High-Density Rare-Earth Single-Atom-Triggered Unconventional Transition of Adsorption Configuration on La1Pd Monatomic Alloy Metallene for Sustainable Electrocatalytic Alkynol Semi-Hydrogenation

Electrocatalytic alkynol semi-hydrogenation for the high-value chemicals alkenol with mild conditions and carbon-free emission is a potentially green and sustainable alternative to conventional thermocatalytic routes, which generally involves the design of electrocatalysts with high activity and high selectivity. Here, the rare-earth single-atom (Ln = La, Nd, Pr) coordinated Pd metallene (Ln 1 Pdene) is reported for electrocatalytic 2-methyl-3-butyn-2-ol (MBY) semi-hydrogenation reaction (MBY ESHR) to synthesis of 2-methyl-3-buten-2-ol (MBE). Typically, in alkaline medium containing 0.1 m MBY, MBY conversion and MBE selectivity of La 1 Pdene are as high as ≈97% and ≈95%, respectively, with excellent electrocatalytic stability. Meanwhile, in situ infrared spectra reveal the conversion of MBY to MBE during the dynamic electrocatalytic process.

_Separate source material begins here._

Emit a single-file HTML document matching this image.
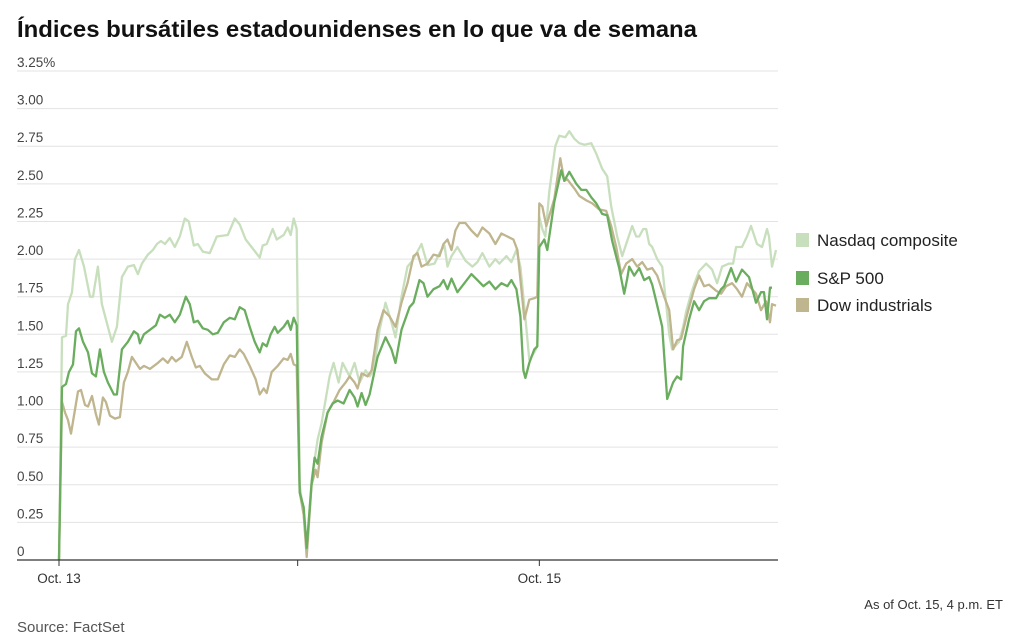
<!DOCTYPE html>
<html><head><meta charset="utf-8"><style>
html,body{margin:0;padding:0;background:#fff;}
svg{display:block;font-family:"Liberation Sans",sans-serif;}
</style></head><body>
<svg id="chart" width="1017" height="643" viewBox="0 0 1017 643">
<text x="17" y="37" font-size="23" font-weight="bold" fill="#111" textLength="680" lengthAdjust="spacingAndGlyphs">Índices bursátiles estadounidenses en lo que va de semana</text>
<g id="grid"></g>
<g id="series"></g>
<g id="xaxis"></g>
<g>
 <g><rect x="796" y="233" width="13" height="14" fill="#c8dfbd"/><text x="817" y="246" font-size="17" fill="#222">Nasdaq composite</text></g>
 <g><rect x="796" y="271" width="13" height="14" fill="#6aad5e"/><text x="817" y="284" font-size="17" fill="#222">S&amp;P 500</text></g>
 <g><rect x="796" y="298" width="13" height="14" fill="#bfb58e"/><text x="817" y="311" font-size="17" fill="#222">Dow industrials</text></g>
</g>
<text x="1003" y="609" font-size="13" fill="#333" text-anchor="end">As of Oct. 15, 4 p.m. ET</text>
<text x="17" y="632" font-size="15" fill="#555">Source: FactSet</text>
</svg>
<script>
// time unit: 1/240 of a trading session (0 = Oct 13 open, 720 = Oct 15 close)
const yTicks = [0,0.25,0.5,0.75,1,1.25,1.5,1.75,2,2.25,2.5,2.75,3,3.25];
const yTickLabels = ["0","0.25","0.50","0.75","1.00","1.25","1.50","1.75","2.00","2.25","2.50","2.75","3.00","3.25%"];
const xTicks = [0,239,481];
const xTickLabels = ["Oct. 13","","Oct. 15"];

const nasdaqT = [0,3,7,9,13,16,20,25,31,34,39,43,49,53,58,63,69,75,79,83,89,94,98,102,106,111,116,121,126,130,135,139,144,151,158,169,176,181,187,194,201,204,208,214,218,225,229,232,235,238,241,245,248,253,259,263,271,275,280,284,291,296,301,307,311,315,321,327,333,337,343,349,354,363,369,376,381,386,389,393,399,407,414,419,424,431,437,441,448,453,458,462,466,471,476,479,481,484,487,491,497,501,507,511,516,521,526,533,538,544,549,553,559,564,569,574,578,581,585,588,591,594,599,604,608,611,614,621,625,628,633,637,641,648,654,659,664,671,675,678,682,684,689,693,699,704,707,709,711,714,718];
const nasdaqV = [0,1.48,1.49,1.7,1.78,2.0,2.06,1.95,1.75,1.75,1.95,1.7,1.55,1.45,1.55,1.88,1.95,1.96,1.9,1.97,2.03,2.06,2.1,2.12,2.1,2.14,2.08,2.15,2.27,2.25,2.09,2.1,2.05,2.04,2.15,2.16,2.27,2.23,2.13,2.07,2.01,2.09,2.1,2.2,2.13,2.16,2.21,2.16,2.27,2.2,0.5,0.3,0.07,0.53,0.8,0.91,1.22,1.31,1.18,1.31,1.22,1.31,1.18,1.26,1.22,1.26,1.53,1.71,1.58,1.48,1.75,1.95,1.99,2.1,1.96,1.97,2.04,2.09,1.95,2.02,2.08,1.99,1.95,1.98,2.04,1.95,2.0,1.97,2.02,1.98,2.06,1.95,1.68,1.33,1.38,1.42,2.28,2.2,2.15,2.45,2.75,2.82,2.81,2.85,2.8,2.77,2.76,2.77,2.7,2.6,2.55,2.35,2.15,2.02,2.12,2.22,2.15,2.15,2.2,2.2,2.1,2.08,2.0,1.95,1.7,1.5,1.40,1.45,1.55,1.65,1.77,1.85,1.92,1.97,1.93,1.84,1.95,1.97,1.97,2.08,2.08,2.08,2.15,2.22,2.1,2.08,2.15,2.2,2.15,1.95,2.06,1.98,1.84,2.09,2.09];

const spT = [0,3,7,10,14,17,20,24,29,33,37,41,45,49,55,58,63,69,75,79,81,85,91,97,101,106,111,116,121,127,131,135,139,144,149,154,159,165,171,176,181,186,191,196,201,204,208,212,216,219,225,229,232,235,238,241,245,248,253,256,259,263,269,274,279,285,291,296,299,303,307,311,319,327,333,337,343,351,355,361,365,369,375,381,385,389,393,399,406,413,419,425,431,437,443,449,453,458,462,465,467,471,476,479,481,486,489,496,503,506,511,518,523,528,533,538,544,549,554,561,566,569,571,576,581,586,591,594,598,604,609,615,619,623,625,631,636,641,646,651,658,663,666,673,678,684,691,698,703,706,709,712,714,718];
const spV = [0,1.15,1.17,1.25,1.3,1.52,1.54,1.45,1.38,1.24,1.22,1.4,1.25,1.18,1.1,1.1,1.4,1.45,1.52,1.5,1.44,1.5,1.53,1.56,1.63,1.61,1.63,1.58,1.63,1.75,1.7,1.58,1.59,1.54,1.53,1.5,1.51,1.58,1.61,1.6,1.68,1.66,1.55,1.45,1.38,1.44,1.42,1.5,1.55,1.51,1.55,1.59,1.53,1.61,1.56,0.45,0.35,0.08,0.51,0.68,0.64,0.82,0.98,1.04,1.06,1.04,1.13,1.08,1.02,1.11,1.03,1.1,1.35,1.48,1.4,1.31,1.53,1.68,1.71,1.86,1.84,1.75,1.8,1.82,1.86,1.8,1.87,1.78,1.84,1.9,1.86,1.82,1.85,1.8,1.84,1.82,1.86,1.8,1.62,1.26,1.21,1.31,1.4,1.42,2.08,2.13,2.06,2.38,2.59,2.52,2.58,2.5,2.46,2.46,2.41,2.37,2.3,2.29,2.12,1.94,1.77,1.87,1.95,1.89,1.94,1.86,1.88,1.83,1.72,1.55,1.07,1.18,1.22,1.2,1.42,1.6,1.72,1.66,1.72,1.74,1.74,1.8,1.82,1.94,1.85,1.93,1.88,1.71,1.78,1.78,1.6,1.81,1.81];

const dowT = [0,3,6,9,12,16,19,22,26,29,33,37,40,44,47,51,56,61,65,69,73,77,81,85,91,99,104,109,113,117,123,128,133,137,141,146,153,159,165,171,176,181,185,191,197,201,205,208,213,219,225,229,232,235,238,241,245,248,253,257,259,263,269,275,281,287,291,296,299,303,309,313,319,325,331,337,343,349,355,359,363,369,375,381,385,389,393,397,401,407,413,419,424,431,437,443,449,455,459,463,466,471,476,479,481,484,488,496,502,506,509,516,521,528,534,541,548,553,558,563,568,574,579,584,589,594,599,606,611,615,619,623,629,636,641,646,651,658,663,668,674,679,684,689,698,703,708,712,714,718];
const dowV = [0,1.05,0.98,0.93,0.84,1.0,1.12,1.13,1.03,1.02,1.09,0.97,0.9,1.08,1.05,0.96,0.94,0.95,1.18,1.25,1.35,1.31,1.27,1.29,1.27,1.31,1.34,1.31,1.35,1.32,1.35,1.45,1.35,1.28,1.29,1.24,1.2,1.2,1.3,1.36,1.35,1.4,1.37,1.29,1.2,1.1,1.14,1.11,1.25,1.29,1.34,1.33,1.37,1.3,1.29,0.45,0.3,0.02,0.5,0.6,0.55,0.78,0.98,1.05,1.13,1.18,1.22,1.18,1.14,1.24,1.22,1.26,1.53,1.66,1.62,1.55,1.71,1.84,2.02,2.04,1.95,1.97,2.03,2.02,2.1,2.13,2.06,2.19,2.24,2.24,2.19,2.15,2.21,2.17,2.1,2.17,2.15,2.13,2.06,1.8,1.6,1.73,1.74,1.75,2.37,2.35,2.22,2.4,2.67,2.52,2.53,2.47,2.42,2.39,2.37,2.33,2.32,2.22,2.08,1.9,1.97,2.0,1.95,1.98,1.93,1.94,1.89,1.75,1.66,1.4,1.46,1.47,1.63,1.8,1.89,1.82,1.83,1.79,1.77,1.82,1.84,1.8,1.75,1.84,1.77,1.66,1.72,1.58,1.7,1.69];

const X0 = 59, X1 = 778, Y0 = 560, Y1 = 71;
function xScale(t){ return X0 + t/720*(X1-X0); }
function yScale(v){ return Y0 - v/3.25*(Y0-Y1); }
const NS = "http://www.w3.org/2000/svg";
const grid = document.getElementById('grid');
yTicks.forEach((v,i)=>{
  const y = yScale(v);
  if (i>0){
    const l = document.createElementNS(NS,'line');
    
    
    l.setAttribute('x1',17); l.setAttribute('x2',X1); l.setAttribute('y1',y); l.setAttribute('y2',y);
    l.setAttribute('stroke','#e3e3e3'); l.setAttribute('stroke-width','1');
    grid.appendChild(l);
  }
  const t = document.createElementNS(NS,'text');
  
  
  t.setAttribute('x',17); t.setAttribute('y',y-4);
  t.setAttribute('font-size','13.5'); t.setAttribute('fill','#444');
  t.textContent = yTickLabels[i];
  grid.appendChild(t);
});
const series = document.getElementById('series');
function draw(T,V,color,name){
  const p = document.createElementNS(NS,'path');
  
  
  p.setAttribute('d', T.map((t,i)=>(i?'L':'M')+xScale(t).toFixed(1)+' '+yScale(V[i]).toFixed(1)).join(' '));
  p.setAttribute('fill','none'); p.setAttribute('stroke',color);
  p.setAttribute('stroke-width','2.3'); p.setAttribute('stroke-linejoin','round');
  series.appendChild(p);
}
draw(nasdaqT,nasdaqV,'#c8dfbd','nasdaq-line');
draw(dowT,dowV,'#bfb58e','dow-line');
draw(spT,spV,'#6aad5e','sp500-line');
const xa = document.getElementById('xaxis');
const ax = document.createElementNS(NS,'line');


ax.setAttribute('x1',17); ax.setAttribute('x2',X1); ax.setAttribute('y1',Y0); ax.setAttribute('y2',Y0);
ax.setAttribute('stroke','#333'); ax.setAttribute('stroke-width','1.2');
xa.appendChild(ax);
xTicks.forEach((t,i)=>{
  const x = xScale(t);
  const tk = document.createElementNS(NS,'line');
  
  
  tk.setAttribute('x1',x); tk.setAttribute('x2',x); tk.setAttribute('y1',Y0); tk.setAttribute('y2',Y0+6);
  tk.setAttribute('stroke','#333');
  xa.appendChild(tk);
  if (xTickLabels[i]){
    const tx = document.createElementNS(NS,'text');
    
    
    tx.setAttribute('x',x); tx.setAttribute('y',583);
    tx.setAttribute('font-size','13.5'); tx.setAttribute('fill','#333'); tx.setAttribute('text-anchor','middle');
    tx.textContent = xTickLabels[i];
    xa.appendChild(tx);
  }
});
</script>
</body></html>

Theoretical calculations reveal that the interaction between La single-atom and Pd host triggers an unconventional transformation of the intermediate MBE* adsorption configuration during electrocatalytic hydrogenation, achieving the optimal desorption energy between La 1 Pd and target product and optimizing the reaction energy barriers to inhibit the over-hydrogenation of MBE. Moreover, La single-atom as the adsorption active site of the hydrogen supplier H 2 O effectively reduces the competition adsorption between the reactants MBY and H 2 O, rendering La single-atom and Pd host as the synergistic co-catalytic active sites to promote the electrocatalytic MBY semi-hydrogenation reaction.